══ Material ══
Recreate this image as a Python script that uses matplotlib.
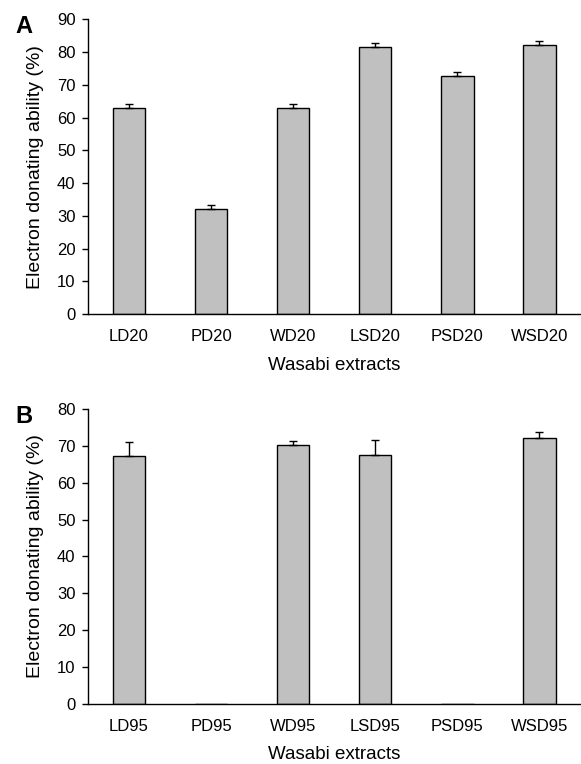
import matplotlib
matplotlib.use("Agg")
import matplotlib.pyplot as plt

# Panel A: 20% ethanol extracts
labels_a = ['LD20', 'PD20', 'WD20', 'LSD20', 'PSD20', 'WSD20']
values_a = [63.1, 32.2, 63.1, 81.7, 72.8, 82.3]
errors_a = [1.1, 1.0, 1.1, 1.1, 1.2, 1.0]

# Panel B: 95% ethanol extracts
labels_b = ['LD95', 'PD95', 'WD95', 'LSD95', 'PSD95', 'WSD95']
values_b = [67.3, 0.0, 70.3, 67.5, 0.0, 72.1]
errors_b = [3.7, 0.0, 1.1, 4.1, 0.0, 1.8]

plt.rcParams['font.family'] = ['Liberation Sans', 'DejaVu Sans']

fig = plt.figure(figsize=(5.81, 7.64), dpi=100)
ax_a = fig.add_axes([0.1515, 0.589, 0.847, 0.3855])
ax_b = fig.add_axes([0.1515, 0.079, 0.847, 0.3855])


def draw_panel(ax, labels, values, errors, ymax):
    x = range(len(labels))
    ax.bar(x, values, width=0.4, color='#c0c0c0', edgecolor='black',
           linewidth=1.0, zorder=2)
    for xi, v, e in zip(x, values, errors):
        if e > 0:
            ax.errorbar(xi, v, yerr=[[0], [e]], fmt='none', ecolor='black',
                        elinewidth=1.0, capsize=3, capthick=1.0, zorder=3)
    ax.set_xlim(-0.5, len(labels) - 0.5)
    ax.set_ylim(0, ymax)
    ax.set_yticks(range(0, ymax + 1, 10))
    ax.set_xticks(list(x))
    ax.set_xticklabels(labels)
    ax.spines['top'].set_visible(False)
    ax.spines['right'].set_visible(False)
    ax.spines['left'].set_linewidth(1.0)
    ax.spines['bottom'].set_linewidth(1.0)
    ax.tick_params(axis='y', direction='out', length=4, width=1.0,
                   labelsize=12, pad=5)
    ax.tick_params(axis='x', length=0, labelsize=12, pad=11)
    ax.set_xlabel('Wasabi extracts', fontsize=13.5, labelpad=9)
    ax.set_ylabel('Electron donating ability (%)', fontsize=14, labelpad=9)


draw_panel(ax_a, labels_a, values_a, errors_a, 90)
draw_panel(ax_b, labels_b, values_b, errors_b, 80)

fig.text(15 / 581, 1 - 15 / 764, 'A', fontsize=17, fontweight='bold',
         ha='left', va='top')
fig.text(15 / 581, 1 - 405 / 764, 'B', fontsize=17, fontweight='bold',
         ha='left', va='top')

fig.savefig('out.png', dpi=100)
═══
Goal -> Which lines contain "matplotlib"? Copy each of them out.

Answer to the problem ->
Recreate this image as a Python script that uses matplotlib.
import matplotlib
matplotlib.use("Agg")
import matplotlib.pyplot as plt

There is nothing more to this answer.